Sometimes the biggest moments in life come as surprises, changing everything in a blink.
Not long ago a letter arrived in the mail. A letter from Small Sun's first dad.
We have never had any contact with Small Sun's dad. I won't go into how or why on the internet, but we just didn't. Actually, we have known so little about him, we haven't had much to satisfy Small Sun's growing curiosity.
Now, out of the blue, Small Sun's first dad knows our full names and adress, and has initiated contact. We have made every effort to make ourselves available, should contact with him ever be an option but we didn't know if it ever would be, and the decision was out of our hands.
To be honest, I am having trouble processing this turn of events. It is also rocking Small Sun in a pretty significant way.
Not only has his fictitious image of his first dad just been confronted with a real first dad, he is also processing some details about his placement and first family situation that we didn't anticipate him knowing until later on. When the letter showed up and he started asking questions, we decided to answer him honestly, and go from there.
Small Sun is seven and a half. Aside from developmental readiness, how do you ever know when your child can handle intense life experiences? Naturally, he is imagining a future that heavily involves his first dad. He imagines us all living together somehow, and his first family forming a cohesive unit that does not exist in reality.
He presses us, eagerly, and often, about when and how we will spend time with his first dad. When can he come to our house? Can they go biking together?
Our relationship with Small Sun's first mom is built on history and mutual trust. We don't have a relationship with his first dad. I was actually shocked that he contacted us directly instead of through the agency somehow.
I don't know how to convey to Small Sun how much we support him knowing his first dad, but that he is also essentially a stranger that we have to get to know over time. It's not like we will just drop him off for a father-son camping trip at the first opportunity.
I also struggle with parts of the letter, and the way I feel personally when I read them.
There are just so many dynamics of the situation that are extremely challenging.
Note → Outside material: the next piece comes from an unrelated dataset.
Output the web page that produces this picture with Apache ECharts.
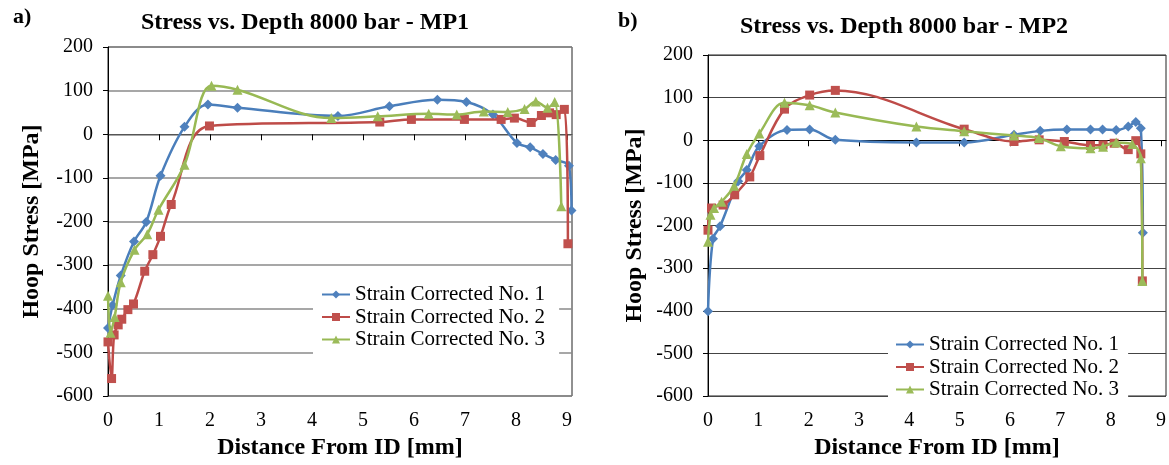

Again, details I won't outline here, so you'll just have to take my word for it.
Small Sun has a caring, devoted, and amazing father - The Captain. At the same time he carries the wounded heart of a child who was abandoned by his dad. It is a bizarre combination to see in a person. He idolizes and admires and loves The Captain, but I know he identifies with his first dad in a very deep way.
We are doing our best to walk him through this season, processing new information, and working towards a future relationship, but it is all so new and surprising. We're trying to walk things out well, nurturing Small Sun and honoring his first family, and it is not an easy task.
Wow! I'm a long-time reader, and rarely comment. But this is huge news. Even as strong as your family is, the sudden addition of a first parent has to shake your world up. We've had no contact whatsoever with our son's first father, and I know it would definitely cause joy/ shock/ fear/ upheaval if he turned up when my son is SmallSun's age. Iest of luck to your family as you navigate these uncharted waters!
Posted by: Rebeccah | 20 January 2013 at 03:42 PM
I have struggled with how to eventually explain to our son that his birth father wanted nothing to do with him. Stories like this give me a little hope that it won't always be this way and maybe we'll be pleasantly surprised one day. We'd then have to tread carefully, I'm sure. But any contact would be better than no contact ever. At this point I would just be happy with a picture of his birth dad. :/ Adoption can be so tricky. Good luck with finding the right words to say. And yay for contact! That really is happy news, even if it brings with it more murky adoption waters. Heh.
Posted by: Alice Anne | 20 January 2013 at 05:46 PM
Sweet sis,
I'm in the same boat perhaps as some. Although I read this right after you posted, the gravity kept me from responding immediately. I can only imagine what it is for you.
Despite how hard it must be, and a struggle to determine what is best for Small Sun, I applaud you wholeheartedly for your honesty with him. Although it is all new territory, your research, wisdom and insight I'm sure of, even if you aren't at the moment. I imagine that even though parts of this process will be painful, Small Sun will be grateful as he grows older that he was aware of each aspect of the situation. By giving him knowledge, you are empowering him to navigate his emotions and his situation, which is and will continue to be an invaluable tool throughout his life, one that I'm sure he will always be grateful for.
I continue to be impressed by you and your navigation of an ever-challenging aspect of your lives. I know sometimes it's hard to see how fabulously you're doing, but it's not lost on the rest of us.